The United States, on the other hand, should remember that Britain has carried the burden of world leadership for generations, and that it was in the defense of freedom and democracy that Britain in two world wars spent her substance in blood, sweat and tears for the benefit of mankind. In recent years she often seems to have been punished by Fate more for her virtues than her vices. . . .
As already stated, political unity and economic conflict are not reconcilable. Britain and Canada should recognize, however, that the U.S. position as a leading creditor nation in the world is a very complex one owing to her high degree of selfsufficiency. The United Kingdom, when she held that position, required goods from many countries throughout the world. Generally speaking, the U.S.A. does not. The fact remains, however, that, regardless of the internal political implications, the U.S.A. must face up to allowing, in fact to encouraging, the freer entry of British and Western European goods. It is perhaps too much to expect that countries whose economies are being seriously affected by the inaccessibility of the U.S. market should cooperate wholeheartedly with her in the political field. . . .

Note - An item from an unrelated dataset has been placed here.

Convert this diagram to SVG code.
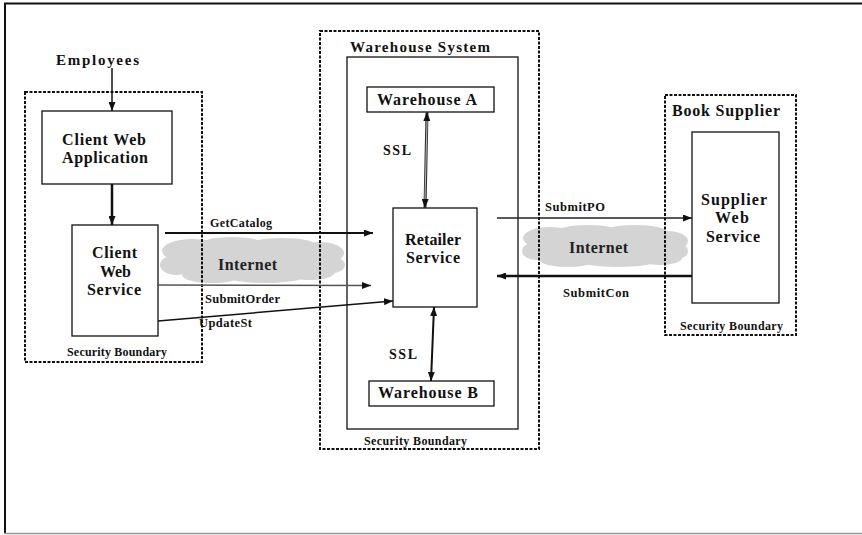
<svg xmlns="http://www.w3.org/2000/svg" width="862" height="535" viewBox="0 0 862 535">
  <style>
    .t { font-family: "Liberation Serif", "Times New Roman", serif; font-weight: bold; fill: #111; }
    .box { fill: #fff; stroke: #111; stroke-width: 1.3; }
    .bound { fill: none; stroke: #111; stroke-width: 2; stroke-dasharray: 3 1.5; }
    .cloud ellipse { fill: #d4d4d4; }
  </style>
  <defs>
    <marker id="ah" markerUnits="userSpaceOnUse" markerWidth="9" markerHeight="7" refX="9" refY="3.5" orient="auto-start-reverse">
      <path d="M0,0 L9,3.5 L0,7 z" fill="#111"/>
    </marker>
  </defs>

  <rect width="862" height="535" fill="#fff"/>
  <!-- page frame -->
  <g id="frame">
    <line x1="4" y1="3.5" x2="862" y2="3.5" stroke="#111" stroke-width="2"/>
    <line x1="5" y1="3" x2="5" y2="534" stroke="#111" stroke-width="2"/>
    <line x1="4" y1="533.5" x2="862" y2="533.5" stroke="#999" stroke-width="1.5"/>
  </g>

  <!-- internet clouds -->
  <g id="cloud-left" class="cloud">
    <ellipse cx="252" cy="261" rx="80" ry="18"/>
    <ellipse cx="192" cy="251" rx="30" ry="12"/>
    <ellipse cx="232" cy="246" rx="35" ry="9"/>
    <ellipse cx="282" cy="246" rx="35" ry="8"/>
    <ellipse cx="320" cy="253" rx="24" ry="11"/>
    <ellipse cx="332" cy="265" rx="13" ry="8"/>
    <ellipse cx="176" cy="265" rx="16" ry="10"/>
    <ellipse cx="212" cy="275" rx="30" ry="8"/>
    <ellipse cx="265" cy="276" rx="40" ry="7"/>
    <ellipse cx="310" cy="272" rx="25" ry="8"/>
    <text class="t" x="218" y="270" font-size="16" textLength="59" lengthAdjust="spacing" style="fill:#222">Internet</text>
  </g>
  <g id="cloud-right" class="cloud">
    <ellipse cx="605" cy="247" rx="72" ry="17"/>
    <ellipse cx="550" cy="238" rx="27" ry="11"/>
    <ellipse cx="588" cy="233" rx="33" ry="8"/>
    <ellipse cx="635" cy="233" rx="33" ry="8"/>
    <ellipse cx="668" cy="241" rx="20" ry="10"/>
    <ellipse cx="677" cy="251" rx="11" ry="8"/>
    <ellipse cx="536" cy="251" rx="14" ry="9"/>
    <ellipse cx="568" cy="260" rx="28" ry="7"/>
    <ellipse cx="618" cy="261" rx="38" ry="6"/>
    <ellipse cx="660" cy="258" rx="22" ry="7"/>
    <text class="t" x="569" y="253" font-size="16" textLength="59" lengthAdjust="spacing" style="fill:#222">Internet</text>
  </g>

  <!-- client side -->
  <g id="client-boundary">
    <rect class="bound" x="25" y="92" width="177" height="270"/>
    <text class="t" x="67" y="356" font-size="12" textLength="100" lengthAdjust="spacing">Security Boundary</text>
  </g>
  <g id="employees">
    <text class="t" x="56" y="65" font-size="15" textLength="83" lengthAdjust="spacing">Employees</text>
  </g>
  <g id="client-web-application">
    <rect class="box" x="42" y="111" width="130" height="73"/>
    <text class="t" x="62" y="145" font-size="16" textLength="84" lengthAdjust="spacing">Client Web</text>
    <text class="t" x="62" y="163" font-size="16" textLength="86" lengthAdjust="spacing">Application</text>
  </g>
  <g id="client-web-service">
    <rect class="box" x="72" y="225" width="86" height="111"/>
    <text class="t" x="92" y="258" font-size="16" textLength="45" lengthAdjust="spacing">Client</text>
    <text class="t" x="100" y="277" font-size="16" textLength="31" lengthAdjust="spacing">Web</text>
    <text class="t" x="87" y="295" font-size="16" textLength="54" lengthAdjust="spacing">Service</text>
  </g>

  <!-- warehouse system -->
  <g id="warehouse-boundary">
    <rect class="bound" x="320" y="31" width="219" height="418"/>
    <text class="t" x="364" y="445" font-size="12" textLength="103" lengthAdjust="spacing">Security Boundary</text>
  </g>
  <g id="warehouse-system">
    <rect class="box" x="347" y="57" width="171" height="372"/>
    <text class="t" x="350" y="52" font-size="15" textLength="140" lengthAdjust="spacing">Warehouse System</text>
  </g>
  <g id="warehouse-a">
    <rect class="box" x="367" y="87" width="127" height="25"/>
    <text class="t" x="377" y="105" font-size="16" textLength="100" lengthAdjust="spacing">Warehouse A</text>
  </g>
  <g id="retailer-service">
    <rect class="box" x="393" y="208" width="84" height="99"/>
    <text class="t" x="405" y="245" font-size="16" textLength="56" lengthAdjust="spacing">Retailer</text>
    <text class="t" x="406" y="263" font-size="16" textLength="54" lengthAdjust="spacing">Service</text>
  </g>
  <g id="warehouse-b">
    <rect class="box" x="369" y="381" width="125" height="25"/>
    <text class="t" x="378" y="398" font-size="16" textLength="100" lengthAdjust="spacing">Warehouse B</text>
  </g>

  <!-- book supplier -->
  <g id="supplier-boundary">
    <rect class="bound" x="665" y="95" width="131" height="240"/>
    <text class="t" x="672" y="116" font-size="16" textLength="108" lengthAdjust="spacing">Book Supplier</text>
    <text class="t" x="680" y="330" font-size="12" textLength="103" lengthAdjust="spacing">Security Boundary</text>
  </g>
  <g id="supplier-web-service">
    <rect class="box" x="692" y="132" width="87" height="171"/>
    <text class="t" x="701" y="205" font-size="16" textLength="66" lengthAdjust="spacing">Supplier</text>
    <text class="t" x="715" y="223" font-size="16" textLength="34" lengthAdjust="spacing">Web</text>
    <text class="t" x="706" y="242" font-size="16" textLength="54" lengthAdjust="spacing">Service</text>
  </g>

  <!-- connectors -->
  <g id="connectors" fill="none">
    <line x1="112" y1="68" x2="112" y2="111" stroke="#111" stroke-width="1.5" marker-end="url(#ah)"/>
    <line x1="112" y1="184" x2="112" y2="225" stroke="#111" stroke-width="2.5" marker-end="url(#ah)"/>
    <line x1="165" y1="233" x2="373" y2="233" stroke="#111" stroke-width="2" marker-end="url(#ah)"/>
    <line x1="157" y1="285" x2="371" y2="285.5" stroke="#555" stroke-width="1.5" marker-end="url(#ah)"/>
    <line x1="158" y1="321" x2="393" y2="301" stroke="#111" stroke-width="1.5" marker-end="url(#ah)"/>
    <!-- SSL link to Warehouse A: hollow double-edged line -->
    <line x1="427" y1="112" x2="425" y2="208" stroke="#333" stroke-width="3" marker-start="url(#ah)" marker-end="url(#ah)"/>
    <line x1="427" y1="121" x2="425" y2="199" stroke="#bbb" stroke-width="1"/>
    <line x1="434" y1="307" x2="431" y2="381" stroke="#111" stroke-width="2" marker-start="url(#ah)" marker-end="url(#ah)"/>
    <line x1="497" y1="218" x2="692" y2="218" stroke="#222" stroke-width="1.5" marker-end="url(#ah)"/>
    <line x1="692" y1="276" x2="497" y2="276" stroke="#111" stroke-width="2.5" marker-end="url(#ah)"/>
  </g>

  <!-- connector labels -->
  <g id="labels">
    <text class="t" x="210" y="227" font-size="12" textLength="62" lengthAdjust="spacing">GetCatalog</text>
    <text class="t" x="205" y="303" font-size="12.5" textLength="75" lengthAdjust="spacing">SubmitOrder</text>
    <text class="t" x="199" y="327" font-size="12.5" textLength="53" lengthAdjust="spacing">UpdateSt</text>
    <text class="t" x="383" y="155" font-size="14" textLength="28" lengthAdjust="spacing">SSL</text>
    <text class="t" x="389" y="359" font-size="14" textLength="28" lengthAdjust="spacing">SSL</text>
    <text class="t" x="545" y="211" font-size="12.5" textLength="60" lengthAdjust="spacing">SubmitPO</text>
    <text class="t" x="563" y="297" font-size="12.5" textLength="66" lengthAdjust="spacing">SubmitCon</text>
  </g>
</svg>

The problems which are facing the English-speaking world today are so great and so much is at stake that none of us can allow our preoccupations with domestic considerations to lead to deep division of policy between us. . . . Let us, therefore, make no assumption that because we talk alike and share a common heritage and common beliefs in many fundamental truths, we will always think and react alike when difficulties arise. And let our future relations be based on realities rather than on sentimentalities. When we do so our joint action will be established upon a secure foundation.